The State will have both the duty and the power to intervene on behalf of all children at risk, regardless of their parents' marital status. The State, of course, must also step up to the plate. The record of past neglect and failures quite understandably leaves a confidence deficit in the minds of many good citizens who would wish to support this referendum proposal. Accordingly, it is the duty of the Minister of Children and Youth Affairs, and of her colleagues in government, to give not only the strongest guarantees of her intention to resource not just adequately but generously the respective agencies and services that will be entrusted to give effect to the letter and spirit of this constitutional change but to spell out in detail the human and other resources that she will provide on its successful passage. The last speaker also raised this point. I hope the Government will come forward with firm and clear commitments. The resourcing of all the elements of this constitutional change will be critical to the real measure of its success. As I said early, if we as citizens are to entrust the care of those children whose families can no longer care for them to the State, then the State's care regimes must be accountable and transparent, as well as fit for purpose.

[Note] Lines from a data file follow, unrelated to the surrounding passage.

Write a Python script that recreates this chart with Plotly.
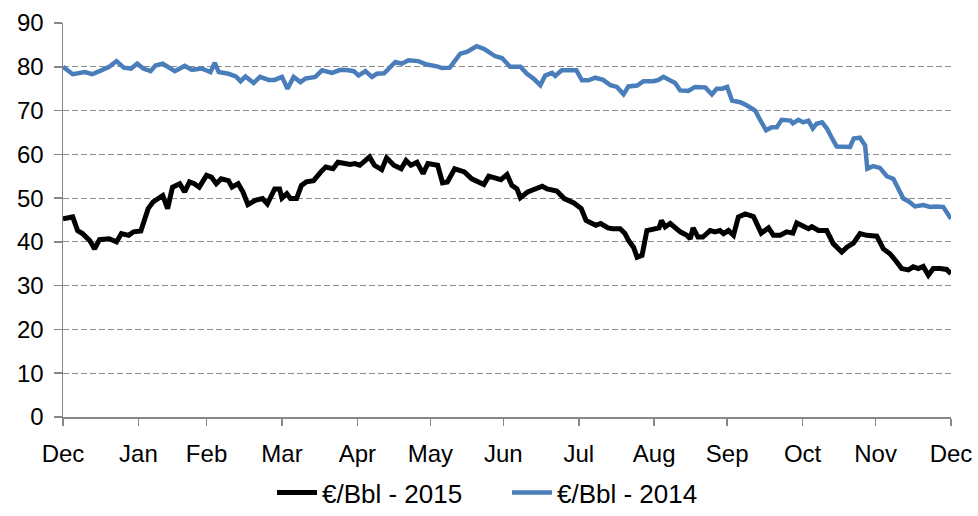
import plotly.graph_objects as go

# Days since the start of the axis (Dec) and values
days_2015 = [0, 4, 6, 8, 11, 13, 15, 19, 22, 24, 27, 29, 32, 35, 37, 39, 41, 43, 45, 48,
             50, 52, 54, 56, 59, 61, 63, 65, 68, 69.5, 72, 74, 76, 79, 82, 84, 87, 89, 90, 92,
             93.5, 96, 98, 100, 103, 106, 108, 111, 113, 116, 118, 120, 122, 126, 128, 131, 133, 136, 139, 141,
             143, 145.5, 148, 150, 154, 156, 158, 161, 165, 168, 173, 175, 180, 182.5, 184.5, 186.6, 188, 191, 193, 197,
             199, 203, 206, 210, 213, 215, 219, 221, 224, 226, 229, 231, 232.5, 234.5, 236, 238, 240, 243, 245, 246,
             247.5, 249.6, 251.6, 253.7, 256.4, 257.8, 259, 261, 263, 266, 268, 270, 271.5, 273.5, 275.6, 277.6, 280.4, 283.8, 287, 290,
             292, 294.8, 297.5, 300, 301.6, 304.3, 306.4, 307.8, 310.5, 313.9, 316.6, 320.1, 322.2, 324.9, 327.6, 330.4, 334.5, 337.2, 339.9, 342.7,
             344.7, 347.5, 349.5, 351.6, 353.6, 355.7, 357.7, 360.5, 363.2, 365]
eur_bbl_2015 = [45.3, 45.7, 42.6, 41.9, 40.3, 38.4, 40.5, 40.7, 40.0, 41.9, 41.5, 42.3, 42.5, 47.6, 49.1, 49.9, 50.6, 47.6, 52.5, 53.3,
                51.4, 53.7, 53.3, 52.5, 55.2, 54.8, 53.3, 54.4, 54.0, 52.5, 53.3, 51.4, 48.5, 49.5, 49.9, 48.7, 52.1, 52.1, 50.0, 51.0,
                49.9, 49.9, 52.9, 53.7, 54.0, 56.0, 57.1, 56.7, 58.2, 57.9, 57.7, 57.9, 57.5, 59.4, 57.5, 56.5, 59.2, 57.5, 56.7, 58.6,
                57.5, 58.2, 55.6, 57.9, 57.5, 53.5, 53.7, 56.7, 56.0, 54.4, 53.1, 55.0, 54.2, 55.4, 52.9, 52.1, 50.1, 51.4, 51.9, 52.7,
                52.1, 51.6, 49.9, 48.9, 47.6, 44.9, 43.8, 44.2, 43.2, 43.0, 43.0, 41.9, 40.3, 38.8, 36.5, 36.9, 42.6, 43.0, 43.2, 44.9,
                43.4, 44.2, 43.2, 42.3, 41.5, 40.7, 43.2, 41.1, 41.1, 42.6, 42.3, 42.6, 41.9, 42.6, 41.5, 45.7, 46.4, 45.8, 42.0, 43.2,
                41.5, 41.5, 42.3, 42.0, 44.3, 43.5, 43.0, 43.5, 42.6, 42.6, 39.6, 37.7, 38.8, 39.7, 41.9, 41.5, 41.3, 38.4, 37.3, 35.4,
                33.9, 33.6, 34.3, 33.9, 34.4, 32.4, 33.9, 33.9, 33.7, 32.7]

days_2014 = [0, 4, 9, 12, 15, 19, 22, 25, 28, 30.5, 33, 36, 38, 41, 46, 50, 53, 57, 60.6, 62.4,
             64, 68, 71, 73, 75, 78.4, 81, 84.5, 87, 90, 92.3, 94.8, 97.6, 99.6, 103.7, 106.5, 110.6, 114, 117.4, 119.5,
             121.5, 124.3, 127, 129, 132, 136.6, 139.3, 142, 146, 149.6, 153.7, 155.8, 159, 160.5, 163.3, 166, 170, 173, 175, 177.7,
             180.4, 183.8, 188, 190.7, 193.4, 196.2, 198.2, 201, 202.3, 205, 208.5, 211, 213.3, 216, 218.8, 222, 225, 227.7, 230.4, 232.4,
             236, 238.6, 242.7, 244.8, 246.8, 249.6, 251.6, 253.7, 257, 259.8, 264, 266.7, 268.7, 271, 273, 275, 278.3, 281, 284.5, 286.5,
             289, 291.3, 293.4, 295.4, 299, 300, 302.3, 304.3, 306.4, 308.2, 309.8, 312, 314, 316, 318, 323.5, 325, 327.6, 329.7, 330.6,
             333, 335.8, 338.6, 341.3, 343.3, 345.4, 347.5, 350.2, 353.6, 356.4, 358.4, 361.8, 363.2, 365]
eur_bbl_2014 = [80.0, 78.3, 78.8, 78.3, 79.0, 80.0, 81.3, 79.8, 79.6, 80.7, 79.6, 79.0, 80.3, 80.7, 79.0, 80.2, 79.3, 79.6, 78.8, 80.9,
                78.8, 78.4, 77.8, 76.7, 77.8, 76.3, 77.7, 77.0, 77.0, 77.7, 75.0, 77.7, 76.5, 77.3, 77.7, 79.2, 78.6, 79.3, 79.2, 79.0,
                78.0, 79.0, 77.7, 78.4, 78.5, 81.1, 80.7, 81.5, 81.3, 80.5, 80.1, 79.7, 79.8, 80.9, 83.0, 83.4, 84.7, 84.1, 83.4, 82.4,
                82.0, 80.0, 80.0, 78.4, 77.3, 75.8, 78.0, 78.6, 77.9, 79.2, 79.2, 79.2, 76.9, 76.9, 77.5, 77.0, 75.8, 75.4, 73.7, 75.5,
                75.7, 76.7, 76.7, 77.0, 77.7, 77.0, 76.3, 74.6, 74.5, 75.4, 75.3, 73.7, 75.0, 75.0, 75.4, 72.3, 71.9, 71.2, 70.0, 67.9,
                65.5, 66.2, 66.2, 67.9, 67.7, 67.1, 67.9, 67.3, 67.7, 65.9, 67.0, 67.3, 65.9, 63.8, 61.8, 61.7, 63.6, 63.8, 62.0, 56.7,
                57.3, 56.9, 55.0, 54.4, 52.1, 49.9, 49.3, 48.1, 48.4, 48.0, 48.1, 48.0, 46.8, 45.3]

month_tick_days = [0, 31, 59, 90, 121, 151, 181, 212, 243, 273, 304, 334, 365]
month_labels = ["Dec", "Jan", "Feb", "Mar", "Apr", "May", "Jun", "Jul", "Aug", "Sep", "Oct", "Nov", "Dec"]
y_ticks = [0, 10, 20, 30, 40, 50, 60, 70, 80, 90]

fig = go.Figure()
fig.add_trace(go.Scatter(x=days_2015, y=eur_bbl_2015, mode="lines", name="€/Bbl - 2015",
                         line=dict(color="#000000", width=5)))
fig.add_trace(go.Scatter(x=days_2014, y=eur_bbl_2014, mode="lines", name="€/Bbl - 2014",
                         line=dict(color="#4A7EBB", width=4.5)))

font_family = "Liberation Sans, Arial, sans-serif"
fig.update_layout(
    width=978, height=516,
    margin=dict(l=63, r=27, t=23, b=99, autoexpand=False),
    paper_bgcolor="white", plot_bgcolor="white",
    font=dict(family=font_family, size=24, color="#000000"),
    showlegend=True,
    legend=dict(orientation="h", x=0.5, xanchor="center", y=-0.2513, yanchor="bottom",
                font=dict(size=26), itemwidth=40, entrywidth=180, traceorder="normal",
                bgcolor="rgba(0,0,0,0)"),
    xaxis=dict(range=[0, 365], tickmode="array", tickvals=month_tick_days, ticktext=month_labels,
               showgrid=False, zeroline=False, showline=True, linecolor="#868686", linewidth=1.5,
               ticks="outside", ticklen=7, tickcolor="#868686", tickwidth=1.5,
               ticklabelstandoff=8, ticklabeloverflow="allow", automargin=False, fixedrange=True),
    yaxis=dict(range=[0, 90], tickmode="array", tickvals=y_ticks,
               showgrid=True, gridcolor="#8C8C8C", gridwidth=1, griddash="6px,3px",
               zeroline=False, showline=True, linecolor="#868686", linewidth=1.5,
               ticks="outside", ticklen=8, tickcolor="#868686", tickwidth=1.5,
               ticklabelstandoff=5, ticklabeloverflow="allow", automargin=False, fixedrange=True),
)
# Remove the default 8px page margin so the figure fills the window exactly
fig.write_html("out.html", config={"displayModeBar": False, "staticPlot": True},
               post_script="document.body.style.margin='0';document.body.style.overflow='hidden';")
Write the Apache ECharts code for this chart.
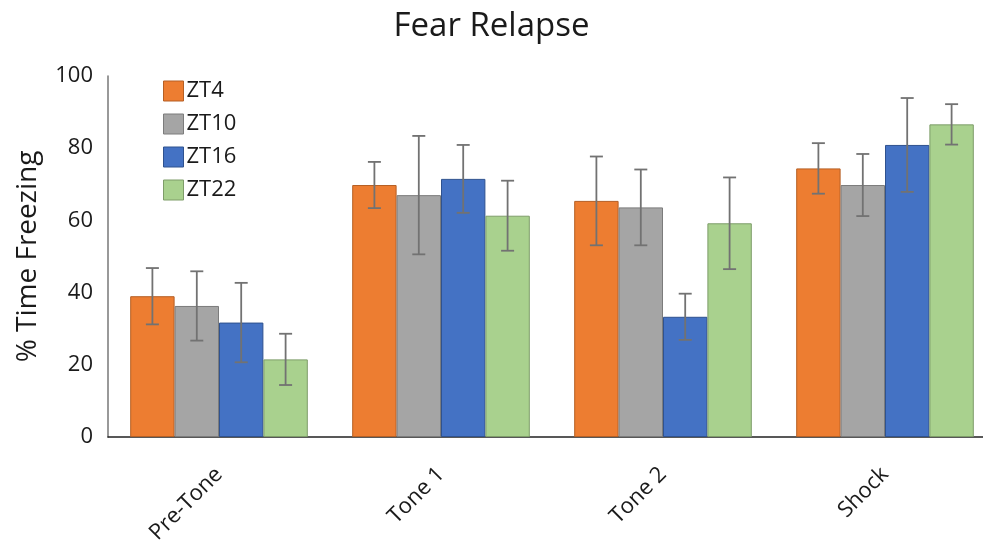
<!DOCTYPE html>
<html><head><meta charset="utf-8">
<script src="https://cdn.jsdelivr.net/npm/echarts@6/dist/echarts.min.js"></script>
<style>html,body{margin:0;padding:0;background:#fff;overflow:hidden}#c{width:983px;height:543px}</style>
</head><body><div id="c"></div>
<script>
const categories = ['Pre-Tone', 'Tone 1', 'Tone 2', 'Shock'];
const seriesNames = ['ZT4', 'ZT10', 'ZT16', 'ZT22'];
const zt4 = [39.0, 69.8, 65.4, 74.4];
const zt10 = [36.3, 67.0, 63.6, 69.8];
const zt16 = [31.7, 71.5, 33.3, 80.9];
const zt22 = [21.5, 61.3, 59.2, 86.6];
const zt4Err = [7.8, 6.4, 12.3, 7.0];
const zt10Err = [9.6, 16.4, 10.5, 8.6];
const zt16Err = [11.0, 9.4, 6.4, 13.0];
const zt22Err = [7.1, 9.7, 12.7, 5.6];
const yTicks = [0, 20, 40, 60, 80, 100];

const values = [zt4, zt10, zt16, zt22];
const errs = [zt4Err, zt10Err, zt16Err, zt22Err];
const colors = ['#ED7D31', '#A5A5A5', '#4472C4', '#A9D18E'];
const borders = ['#B55F24', '#7C7C7C', '#2F528F', '#7E9D69'];
const catGap = 0.20;
const font = '"Open Sans", sans-serif';

const series = [];
values.forEach((vals, i) => {
  series.push({
    name: seriesNames[i], type: 'bar', data: vals,
    barGap: '0%', barCategoryGap: (catGap * 100) + '%',
    itemStyle: { color: colors[i], borderColor: borders[i], borderWidth: 1 },
    emphasis: { disabled: true }
  });
});
values.forEach((vals, i) => {
  series.push({
    type: 'custom', name: seriesNames[i] + ' err', z: 10,
    data: vals.map((v, k) => [k, v - errs[i][k], v + errs[i][k]]),
    renderItem: function (params, api) {
      const band = api.size([1, 0])[0];
      const bw = band * (1 - catGap) / 4;
      const c = api.coord([api.value(0), 0]);
      const x = c[0] + (i - 1.5) * bw;
      const lo = api.coord([api.value(0), api.value(1)])[1];
      const hi = api.coord([api.value(0), api.value(2)])[1];
      const cap = 6.5;
      const st = { stroke: '#727272', lineWidth: 1.8 };
      return { type: 'group', children: [
        { type: 'line', shape: { x1: x, y1: lo, x2: x, y2: hi }, style: st },
        { type: 'line', shape: { x1: x - cap, y1: hi, x2: x + cap, y2: hi }, style: st },
        { type: 'line', shape: { x1: x - cap, y1: lo, x2: x + cap, y2: lo }, style: st }
      ]};
    },
    silent: true
  });
});

const chart = echarts.init(document.getElementById('c'));
chart.setOption({
  animation: false,
  title: { text: 'Fear Relapse', left: 'center', top: 5,
    textStyle: { fontFamily: font, fontWeight: 'normal', fontSize: 33, color: '#1a1a1a' } },
  legend: {
    data: seriesNames.map((n, i) => ({ name: n, icon: 'rect',
      itemStyle: { color: colors[i], borderColor: borders[i], borderWidth: 1 } })),
    orient: 'vertical', left: 163, top: 80, padding: 0,
    itemWidth: 20, itemHeight: 20, itemGap: 11,
    textStyle: { fontFamily: font, fontSize: 22, lineHeight: 20, color: '#1a1a1a', padding: [0, 0, 0, -2] }
  },
  grid: { left: 108, width: 888, top: 76, bottom: 106, containLabel: false, outerBoundsMode: 'none' },
  xAxis: {
    type: 'category', data: categories,
    axisLine: { lineStyle: { color: '#222', width: 1.5 } },
    axisTick: { show: false },
    axisLabel: { rotate: 45, margin: 34, fontFamily: font, fontSize: 22, color: '#1a1a1a' }
  },
  yAxis: {
    type: 'value', min: yTicks[0], max: yTicks[yTicks.length - 1], interval: 20,
    name: '% Time Freezing', nameLocation: 'middle', nameGap: 66,
    nameTextStyle: { fontFamily: font, fontSize: 28, color: '#1a1a1a' },
    axisLine: { show: true, lineStyle: { color: '#777', width: 1.5 } },
    axisTick: { show: false },
    splitLine: { show: false },
    axisLabel: { margin: 15, fontFamily: font, fontSize: 22, color: '#1a1a1a' }
  },
  series: series
});
</script></body></html>
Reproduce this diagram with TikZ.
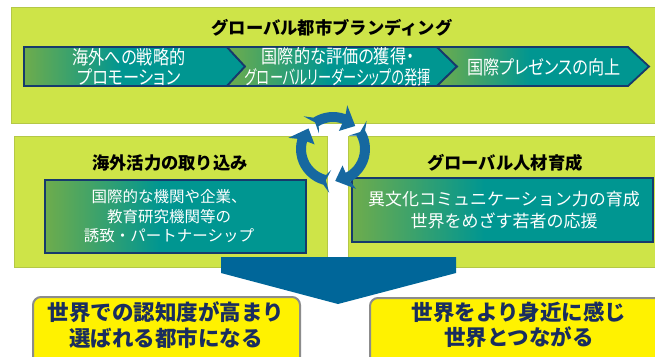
\documentclass[tikz,border=0pt]{standalone}
\usepackage{fontspec}
\newfontfamily\jp[RawFeature=+palt, FakeStretch=0.85]{Noto Sans CJK JP}
\newfontfamily\jpc{Noto Sans CJK JP}
\definecolor{lime}{RGB}{206,228,72}
\definecolor{limeedge}{RGB}{180,200,70}
\definecolor{gr}{RGB}{110,172,76}
\definecolor{tl}{RGB}{0,150,145}
\definecolor{navy}{RGB}{22,58,108}
\definecolor{arrowblue}{RGB}{0,102,153}
\definecolor{ringblue}{RGB}{22,104,160}
\definecolor{ytext}{RGB}{25,45,95}
\definecolor{ygray}{RGB}{140,140,140}
\pgfdeclarehorizontalshading{gtshade}{100bp}{color(0bp)=(gr); color(25bp)=(gr); color(47bp)=(tl); color(100bp)=(tl)}
\pgfmathsetmacro\ringR{32}
\pgfmathsetmacro\ringO{37}
\pgfmathsetmacro\ringI{27}
\newcommand{\circarr}[2]{%
  \fill[ringblue] ({#1}:{\ringO+7}) -- ({#1-10}:{\ringO})
    arc[start angle={#1-10}, end angle={#2+24}, radius=\ringO]
    -- ({#2+26}:{\ringO+9}) -- ({#2}:{\ringR}) -- ({#2+26}:{\ringI-8}) -- ({#2+24}:{\ringI})
    arc[start angle={#2+24}, end angle={#1-10}, radius=\ringI]
    -- ({#1}:{\ringI-6}) -- ({#1-8}:{\ringR}) -- cycle;}
\begin{document}
\begin{tikzpicture}[x=1pt,y=-1pt,
  panel/.style={fill=lime, draw=limeedge, line width=0.6pt},
  gbox/.style={shade, shading=gtshade, draw=navy, line width=1.8pt, line join=miter},
  ttl/.style={font=\jpc\bfseries\fontsize{17.3}{19}\selectfont, text=black, inner sep=0},
  chev/.style={font=\jp\fontsize{19}{20.5}\selectfont, text=white, align=center, inner sep=0},
  btxt/.style={font=\jpc\fontsize{15.5}{19.5}\selectfont, text=white, align=center, inner sep=0},
  ybox/.style={fill=yellow, draw=ygray, line width=2pt, rounded corners=8pt},
  ytxt/.style={font=\jpc\bfseries\fontsize{21.5}{25.5}\selectfont, text=ytext, align=center, inner sep=0}]
\path[use as bounding box] (0,0) rectangle (655,356);
\clip (0,0) rectangle (655,356);
\fill[white] (0,0) rectangle (655,356);
% panels
\path[panel] (11,7) rectangle (660,123);
\path[panel] (14,136) rectangle (327,267);
\path[panel] (348,136) rectangle (660,267);
% chevrons
\path[gbox] (24,47) -- (227,47) -- (245,66.5) -- (227,86) -- (24,86) -- cycle;
\path[gbox] (227,47) -- (437,47) -- (457,66.5) -- (437,86) -- (227,86) -- (245,66.5) -- cycle;
\path[gbox] (437,47) -- (628,47) -- (649,66.5) -- (628,86) -- (437,86) -- (457,66.5) -- cycle;
\node[ttl] (t0) at (332,28) {グローバル都市ブランディング};
\node[chev] (c1) at (129,67) {海外への戦略的\\プロモーション};
\node[chev] (c2) at (338,67) {国際的な評価の獲得・\\\scalebox{0.82}[1]{グローバルリーダーシップの発揮}};
\node[chev] (c3) at (544,67) {国際プレゼンスの向上};
% middle boxes
\path[gbox] (45,180) rectangle (306,253);
\path[gbox] (352,178) rectangle (653,242);
\node[ttl] (t1) at (170,163) {海外活力の取り込み};
\node[ttl] (t2) at (505,163) {グローバル人材育成};
\node[btxt] (b1) at (169,216.5) {国際的な機関や企業、\\教育研究機関等の\\誘致・パートナーシップ};
\node[btxt, font=\jpc\fontsize{17}{22}\selectfont] (b2) at (504,210) {異文化コミュニケーション力の育成\\世界をめざす若者の応援};
% circular arrows
\begin{scope}[shift={(333,149)}, yscale=-1]
  \circarr{132}{46}
  \circarr{40}{-86}
  \circarr{265}{140}
\end{scope}
% big arrow
\fill[arrowblue] (221,257) -- (456,257) -- (456,273) -- (338,304) -- (221,273) -- cycle;
% yellow boxes
\path[ybox] (33,297) rectangle (300,372);
\path[ybox] (370,298) rectangle (672,372);
\node[ytxt] (y1) at (166,325) {世界での認知度が高まり\\選ばれる都市になる};
\node[ytxt] (y2) at (519,325) {世界をより身近に感じ\\世界とつながる};
\end{tikzpicture}
\end{document}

Enshrining children's rights, as this wording proposes, will ensure the best interests of the child will be paramount in matters concerning their safety, welfare and guardianship. It will be up to us, and to legislators in the coming years, to build on this valuable platform as we strive to ensure the best interests of the child become paramount in all matters concerning the child, a cornerstone of the UN Convention on the Rights of the Child. I look forward to the day - hopefully in the not-too-distant future - when much of what we have argued for becomes the shared intent of proposals and measures in this area presented to this House.
I am proud of the role Sinn Féin played in the all-party engagement that led to the publication of our agreed report in February 2010. I am also proud of our consistent and balanced engagement with the Minister for Children and Youth Affairs, Deputy Fitzgerald, and with her predecessor Ministers of State with responsibility for children. I commend the Minister for her undoubted commitment to all we are addressing here, as well as her tenacity in this regard. Much has been achieved in a short time, for which I commend the Minister, and look forward to continue working with her towards the realisation of so much in children’s interests.
The need to assert and to confirm the rights of children in our Constitution is above party political considerations. Accordingly, we now go before the electorate together in common cause and with our shared commitment to cherishing all the children of the nation equally. Let us look forward to the campaigning ahead and, hopefully, an overwhelming endorsement of these proposals.